California, Maryland-based Super Salvage is another firm that concentrates on “heavier scrap,” which prompted the company to buy and install a stationary shear made by the Germany-based Danieli Henschel division of Italy-based Danieli-Centro Recycling. The company worked with Danieli and Owings, Maryland-based ProWare Systems to complete the shear installation in 2015.

The cut grades produced by shears generally must be sold at a lower per-ton cost than shredded ferrous scrap, and the spread can vary significantly depending on scrap flows and other market conditions.

In March 2018, according to transaction figures collected by Pittsburgh-based MSA Inc. through its Raw Material Data Aggregation Service (RMDAS), domestic steel mills paid an average of $21 more for No. 2 shredded scrap compared to No. 1 HMS.

The March 2018 $21 spread was slightly wider than in most previous months, but it was in line with a 5-to-6 percent difference in the values of the two grades that has been the trend in 2017 and 2018.

Knowing they are likely to receive less for prepared scrap if they shear rather than shred, processors are interested in the per-ton operating costs of this equipment.
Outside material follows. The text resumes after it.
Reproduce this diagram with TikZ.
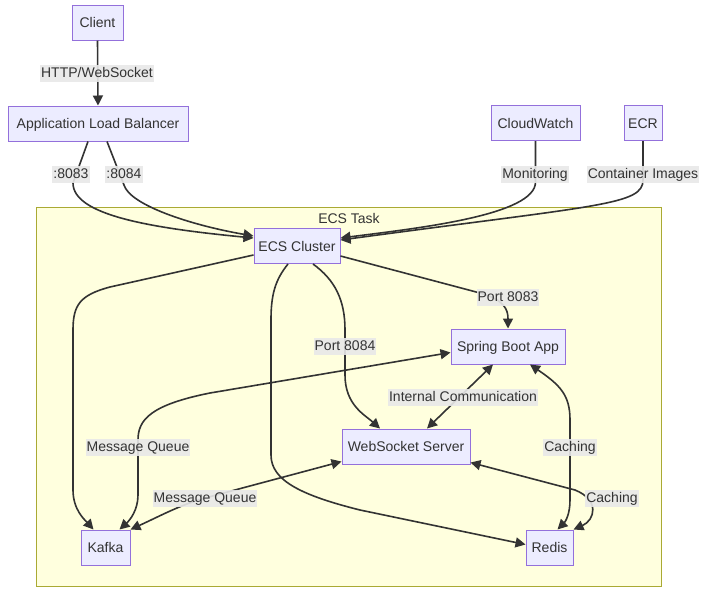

Maintaining a long-term attitude

Alfred A. Nijkerk and Winand L. Dalmijn, in their 1995 book, Handbook of Recycling Techniques, trace the history of the guillotine shear to the French Revolution-era capital-punishment dispenser but also more directly to smaller alligator shears.

The Dutch writers and researchers point to rising wage scales and an abundance of post-World War II demolition (air raid and battlefield) scrap in Europe as giving rise to larger stationary shears.

Unlike the gravity-driven French Revolution guillotine, the new, larger shears draw upon the power of hydraulic cylinders, pumps and fluids. By the 1990s, according to Nijkerk and Dalmijn, “hundreds of hydraulic guillotine shears [were] in operation in almost as many scrap yards around the world.”

Those units, the authors write, ranged from 125 metric tons of hydraulic cutting force to up to 3,000 metric tons. Shears in the 750-to-1,200-ton range were by then, and remain, among the most common.

Jeff Ham, who is based in Nashville, Tennessee, for Georgia-based Harris, contends that “a guillotine shear in the 1,000-ton range is a vital piece of equipment in a scrap yard” and is particularly well-suited for steel beams that comprise part of the plate and structural grade of ferrous scrap. He adds, “This machine will process scrap at a much lower cost per ton than processing it through a shredder.”

While cutting torches also can be used to cut steel beams into smaller sections, “A shear can take [part of the] burden off of torch crews,” he adds.

Ham says stationary shears provide advantages to the operator—in some aspects in direct contrast to circumstances caused by shredders. “A shear is not a difficult machine to maintain,” he says. “The quality and condition of the knife blades, as well as the adjustment of them to maintain the proper knife gap, is the primary maintenance concern on a shear. Wear liners and normal hydraulics maintenance also are considerations.”

How long shear blades last “depends primarily on what type of material is being processed, how often the baler or shear is being operated as well as the operator’s ability to spot and avoid undesirables or ‘unshearable’ items, causing premature blade failure,” says Dave Blount, a sales and business development manager with Bettendorf, Iowa-based Asko Inc.

Before they reach the end of their lives, some shear blades can be flipped or rotated, perhaps after 80 to 120 hours of operating time, Blount says. The blades typically should be inspected weekly or at intervals recommended by the shear’s manufacturer, he adds.

A regular inspection process “can take just a few minutes or up to a half hour,” Blount says. “The blade change process can typically be finished within two hours, depending on what else is required.”

Blount adds that, unfortunately, “Not all processors follow recommended maintenance programs.”

Delaying shear and blade maintenance can lead to complications in the maintenance process (once it gets underway) or can result in declining shear performance or even catastrophic failure.

If they are well-maintained, however, shears can be hardy pieces of equipment with long service lives. The recycler in the Southeast who operates a stationary shear was able to run one such model for 40 years. Super Salvage, before purchasing its Danieli shear, operated a previous stationary guillotine shear for 28 years.

As the world’s scrap industry has become increasingly global and grown tremendously by volume this century, the hydraulic guillotine shear has not lost its place in the scrap processing industry.